__EXTRACTED DATA__
'''

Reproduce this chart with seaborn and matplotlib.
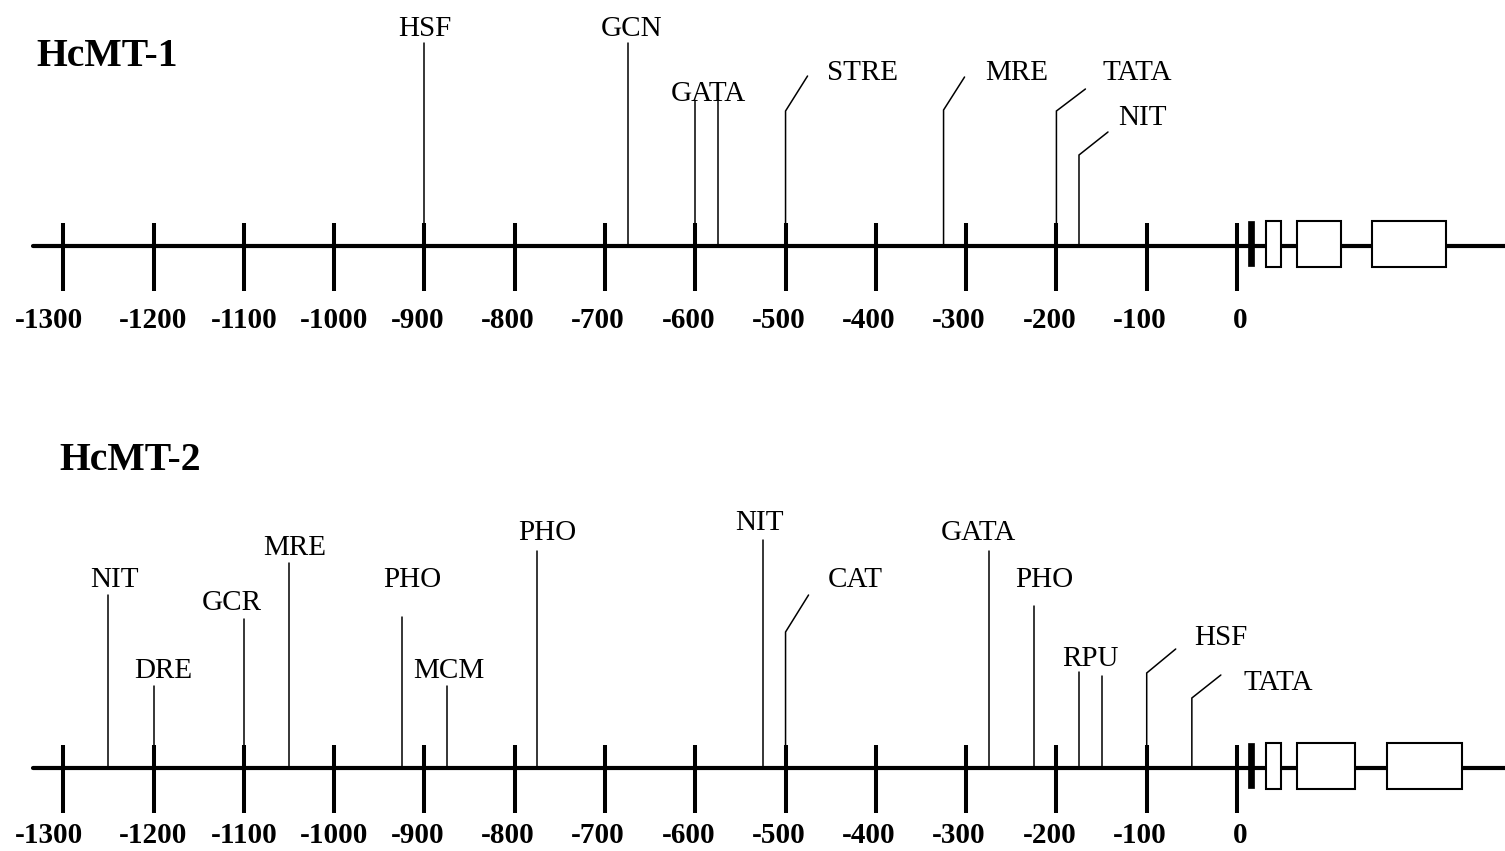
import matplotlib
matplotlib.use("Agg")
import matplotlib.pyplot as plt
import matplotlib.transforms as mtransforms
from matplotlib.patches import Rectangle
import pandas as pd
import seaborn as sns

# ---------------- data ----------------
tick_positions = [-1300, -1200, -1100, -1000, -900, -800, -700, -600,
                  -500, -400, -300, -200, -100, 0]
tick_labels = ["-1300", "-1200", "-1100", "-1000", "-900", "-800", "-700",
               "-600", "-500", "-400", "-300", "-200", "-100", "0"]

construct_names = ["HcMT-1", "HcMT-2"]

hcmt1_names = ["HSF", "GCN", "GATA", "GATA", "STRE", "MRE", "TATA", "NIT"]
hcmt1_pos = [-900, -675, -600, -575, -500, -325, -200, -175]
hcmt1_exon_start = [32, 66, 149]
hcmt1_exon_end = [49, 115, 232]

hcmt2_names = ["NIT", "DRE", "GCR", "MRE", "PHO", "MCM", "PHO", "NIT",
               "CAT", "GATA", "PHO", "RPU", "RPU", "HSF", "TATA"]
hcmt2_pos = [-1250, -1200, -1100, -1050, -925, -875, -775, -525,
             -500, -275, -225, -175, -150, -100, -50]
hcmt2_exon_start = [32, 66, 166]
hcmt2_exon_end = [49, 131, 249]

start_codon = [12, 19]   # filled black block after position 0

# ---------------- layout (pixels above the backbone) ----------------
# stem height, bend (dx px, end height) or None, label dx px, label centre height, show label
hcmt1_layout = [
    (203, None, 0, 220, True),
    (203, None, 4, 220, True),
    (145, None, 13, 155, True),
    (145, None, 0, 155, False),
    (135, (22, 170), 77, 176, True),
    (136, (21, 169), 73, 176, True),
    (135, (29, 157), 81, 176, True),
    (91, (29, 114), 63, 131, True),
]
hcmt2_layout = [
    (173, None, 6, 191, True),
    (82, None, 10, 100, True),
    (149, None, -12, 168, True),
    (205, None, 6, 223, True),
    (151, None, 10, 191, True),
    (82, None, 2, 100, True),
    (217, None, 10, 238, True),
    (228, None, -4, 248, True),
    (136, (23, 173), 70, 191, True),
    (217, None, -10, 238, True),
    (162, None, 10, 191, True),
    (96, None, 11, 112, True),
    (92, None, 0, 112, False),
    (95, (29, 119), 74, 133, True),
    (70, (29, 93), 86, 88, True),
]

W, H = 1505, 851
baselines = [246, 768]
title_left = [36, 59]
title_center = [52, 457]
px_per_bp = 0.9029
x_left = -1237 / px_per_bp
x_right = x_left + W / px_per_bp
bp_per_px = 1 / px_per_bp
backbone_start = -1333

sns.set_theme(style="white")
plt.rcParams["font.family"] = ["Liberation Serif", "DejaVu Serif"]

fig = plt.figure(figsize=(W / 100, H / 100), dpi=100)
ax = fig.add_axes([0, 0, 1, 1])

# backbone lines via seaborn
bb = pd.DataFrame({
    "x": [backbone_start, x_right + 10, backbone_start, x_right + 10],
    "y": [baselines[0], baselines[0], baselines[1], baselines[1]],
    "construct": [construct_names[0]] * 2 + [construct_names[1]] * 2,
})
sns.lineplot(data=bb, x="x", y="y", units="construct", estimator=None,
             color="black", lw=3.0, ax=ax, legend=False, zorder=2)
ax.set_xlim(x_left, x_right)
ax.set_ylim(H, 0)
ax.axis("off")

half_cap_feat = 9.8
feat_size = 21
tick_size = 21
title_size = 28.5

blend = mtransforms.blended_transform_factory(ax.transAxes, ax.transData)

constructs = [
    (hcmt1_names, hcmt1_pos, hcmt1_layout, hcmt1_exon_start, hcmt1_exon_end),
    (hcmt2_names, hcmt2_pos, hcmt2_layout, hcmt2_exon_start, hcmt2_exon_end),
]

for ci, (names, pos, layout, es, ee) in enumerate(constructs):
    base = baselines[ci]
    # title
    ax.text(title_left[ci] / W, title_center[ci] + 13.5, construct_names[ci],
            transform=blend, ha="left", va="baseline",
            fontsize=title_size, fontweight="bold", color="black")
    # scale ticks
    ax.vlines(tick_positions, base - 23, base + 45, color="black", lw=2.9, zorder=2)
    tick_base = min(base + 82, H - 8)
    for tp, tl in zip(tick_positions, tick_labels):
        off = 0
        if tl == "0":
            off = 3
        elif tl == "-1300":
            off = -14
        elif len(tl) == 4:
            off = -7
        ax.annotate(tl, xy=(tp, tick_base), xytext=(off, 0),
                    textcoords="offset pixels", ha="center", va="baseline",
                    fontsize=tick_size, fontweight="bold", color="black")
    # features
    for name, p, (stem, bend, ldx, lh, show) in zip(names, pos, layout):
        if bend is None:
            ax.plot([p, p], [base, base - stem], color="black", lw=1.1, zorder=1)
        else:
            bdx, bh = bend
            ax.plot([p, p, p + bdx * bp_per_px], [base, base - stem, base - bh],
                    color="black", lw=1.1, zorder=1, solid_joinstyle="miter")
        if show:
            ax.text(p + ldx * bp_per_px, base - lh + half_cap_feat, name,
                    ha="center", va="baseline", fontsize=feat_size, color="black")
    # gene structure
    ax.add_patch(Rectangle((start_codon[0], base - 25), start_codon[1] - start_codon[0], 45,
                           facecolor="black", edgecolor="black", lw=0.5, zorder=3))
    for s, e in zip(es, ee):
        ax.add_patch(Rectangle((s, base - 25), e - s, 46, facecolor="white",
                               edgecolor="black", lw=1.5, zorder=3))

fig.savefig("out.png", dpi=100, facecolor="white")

'''
'''

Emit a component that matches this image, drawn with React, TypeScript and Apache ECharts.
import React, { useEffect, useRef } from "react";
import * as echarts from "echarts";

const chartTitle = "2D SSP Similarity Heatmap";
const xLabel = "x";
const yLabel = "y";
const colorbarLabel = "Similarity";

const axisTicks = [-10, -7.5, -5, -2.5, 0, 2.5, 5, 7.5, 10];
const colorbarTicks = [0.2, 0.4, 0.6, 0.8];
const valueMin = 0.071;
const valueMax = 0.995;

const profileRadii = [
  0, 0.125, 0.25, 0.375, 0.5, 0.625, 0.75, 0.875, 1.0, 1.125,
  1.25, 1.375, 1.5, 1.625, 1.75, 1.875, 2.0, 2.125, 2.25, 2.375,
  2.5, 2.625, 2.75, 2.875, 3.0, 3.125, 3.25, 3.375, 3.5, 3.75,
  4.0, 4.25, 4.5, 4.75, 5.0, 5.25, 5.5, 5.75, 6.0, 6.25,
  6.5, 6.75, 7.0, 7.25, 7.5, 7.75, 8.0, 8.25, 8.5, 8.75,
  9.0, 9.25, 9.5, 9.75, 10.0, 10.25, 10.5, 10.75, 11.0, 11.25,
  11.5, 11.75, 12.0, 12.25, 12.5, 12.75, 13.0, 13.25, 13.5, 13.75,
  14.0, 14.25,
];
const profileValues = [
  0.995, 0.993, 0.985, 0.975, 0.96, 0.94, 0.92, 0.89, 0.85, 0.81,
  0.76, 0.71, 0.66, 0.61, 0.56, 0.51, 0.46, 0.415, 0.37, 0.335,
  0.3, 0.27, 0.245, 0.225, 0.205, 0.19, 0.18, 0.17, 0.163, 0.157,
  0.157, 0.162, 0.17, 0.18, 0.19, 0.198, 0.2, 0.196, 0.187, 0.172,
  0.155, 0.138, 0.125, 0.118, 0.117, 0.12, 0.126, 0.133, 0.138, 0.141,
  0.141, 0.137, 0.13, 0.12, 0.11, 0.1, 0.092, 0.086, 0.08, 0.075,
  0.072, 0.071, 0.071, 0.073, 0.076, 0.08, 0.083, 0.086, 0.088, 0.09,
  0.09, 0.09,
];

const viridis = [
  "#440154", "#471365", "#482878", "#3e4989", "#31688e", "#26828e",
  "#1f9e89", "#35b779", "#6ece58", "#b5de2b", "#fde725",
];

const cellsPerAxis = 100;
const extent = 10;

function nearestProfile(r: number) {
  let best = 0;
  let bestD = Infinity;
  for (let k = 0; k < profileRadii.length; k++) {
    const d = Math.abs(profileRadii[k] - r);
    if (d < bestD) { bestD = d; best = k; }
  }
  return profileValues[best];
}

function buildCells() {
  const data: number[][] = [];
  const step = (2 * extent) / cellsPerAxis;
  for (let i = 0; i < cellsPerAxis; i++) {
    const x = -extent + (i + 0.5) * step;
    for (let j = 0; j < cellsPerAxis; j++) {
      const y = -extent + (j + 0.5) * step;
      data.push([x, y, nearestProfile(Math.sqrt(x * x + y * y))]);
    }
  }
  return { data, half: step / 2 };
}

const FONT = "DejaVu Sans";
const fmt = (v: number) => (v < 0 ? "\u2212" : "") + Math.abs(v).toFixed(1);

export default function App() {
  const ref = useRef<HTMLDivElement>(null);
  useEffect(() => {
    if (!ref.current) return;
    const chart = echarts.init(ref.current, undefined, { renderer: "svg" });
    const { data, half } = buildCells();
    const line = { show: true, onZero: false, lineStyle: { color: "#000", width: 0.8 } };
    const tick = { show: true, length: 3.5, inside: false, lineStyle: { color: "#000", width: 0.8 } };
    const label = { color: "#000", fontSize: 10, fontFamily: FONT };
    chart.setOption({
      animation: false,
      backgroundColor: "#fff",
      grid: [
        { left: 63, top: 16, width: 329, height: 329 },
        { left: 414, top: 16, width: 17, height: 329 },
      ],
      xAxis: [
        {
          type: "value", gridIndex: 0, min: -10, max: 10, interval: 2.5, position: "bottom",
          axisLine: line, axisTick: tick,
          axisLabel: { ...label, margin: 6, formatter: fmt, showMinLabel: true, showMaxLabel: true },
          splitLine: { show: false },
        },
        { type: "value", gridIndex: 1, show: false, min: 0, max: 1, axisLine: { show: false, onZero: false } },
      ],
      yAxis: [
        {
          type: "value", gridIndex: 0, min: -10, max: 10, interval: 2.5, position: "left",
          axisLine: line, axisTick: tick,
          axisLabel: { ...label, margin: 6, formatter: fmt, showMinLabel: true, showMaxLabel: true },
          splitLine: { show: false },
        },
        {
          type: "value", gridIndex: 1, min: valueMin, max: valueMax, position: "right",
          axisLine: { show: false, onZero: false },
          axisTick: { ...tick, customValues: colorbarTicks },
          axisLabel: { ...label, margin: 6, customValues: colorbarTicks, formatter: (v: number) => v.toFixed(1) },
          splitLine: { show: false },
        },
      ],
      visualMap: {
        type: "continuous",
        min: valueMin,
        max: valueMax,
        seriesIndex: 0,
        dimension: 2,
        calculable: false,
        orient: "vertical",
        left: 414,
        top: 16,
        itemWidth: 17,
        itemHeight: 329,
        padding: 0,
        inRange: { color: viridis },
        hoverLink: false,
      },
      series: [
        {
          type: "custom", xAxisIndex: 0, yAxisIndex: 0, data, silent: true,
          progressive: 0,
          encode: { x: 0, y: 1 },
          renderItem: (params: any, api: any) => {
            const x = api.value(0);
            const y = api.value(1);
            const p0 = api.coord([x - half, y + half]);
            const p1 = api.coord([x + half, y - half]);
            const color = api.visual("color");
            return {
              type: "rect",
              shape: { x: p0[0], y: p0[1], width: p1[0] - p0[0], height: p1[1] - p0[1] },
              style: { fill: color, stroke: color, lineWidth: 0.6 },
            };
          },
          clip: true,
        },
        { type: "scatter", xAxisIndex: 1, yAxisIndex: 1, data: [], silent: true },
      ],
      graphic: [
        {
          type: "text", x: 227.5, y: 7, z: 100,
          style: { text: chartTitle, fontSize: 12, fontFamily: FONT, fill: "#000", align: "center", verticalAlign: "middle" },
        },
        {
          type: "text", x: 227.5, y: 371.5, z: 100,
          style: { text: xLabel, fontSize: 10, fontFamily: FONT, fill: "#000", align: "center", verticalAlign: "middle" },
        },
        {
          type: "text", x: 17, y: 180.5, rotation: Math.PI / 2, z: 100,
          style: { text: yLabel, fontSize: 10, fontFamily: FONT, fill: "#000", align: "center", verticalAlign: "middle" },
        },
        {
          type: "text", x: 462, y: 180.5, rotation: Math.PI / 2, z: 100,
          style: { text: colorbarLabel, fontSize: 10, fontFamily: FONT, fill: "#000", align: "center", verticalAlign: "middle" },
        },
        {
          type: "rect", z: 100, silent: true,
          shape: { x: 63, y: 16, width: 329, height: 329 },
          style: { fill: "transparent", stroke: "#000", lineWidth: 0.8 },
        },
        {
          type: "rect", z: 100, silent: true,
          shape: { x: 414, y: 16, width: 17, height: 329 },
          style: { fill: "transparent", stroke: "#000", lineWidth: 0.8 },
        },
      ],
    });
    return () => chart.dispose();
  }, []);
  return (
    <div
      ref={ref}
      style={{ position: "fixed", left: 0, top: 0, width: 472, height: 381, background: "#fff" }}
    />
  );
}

'''

__EXERCISE DETAILS__
Write out the lines from the one containing "Reproduce this chart" down to the one containing "import seaborn as sns", both included, exactly as they appear. Leave out any pictures.

__PROBLEM SOLUTION__
Reproduce this chart with seaborn and matplotlib.
import matplotlib
matplotlib.use("Agg")
import matplotlib.pyplot as plt
import matplotlib.transforms as mtransforms
from matplotlib.patches import Rectangle
import pandas as pd
import seaborn as sns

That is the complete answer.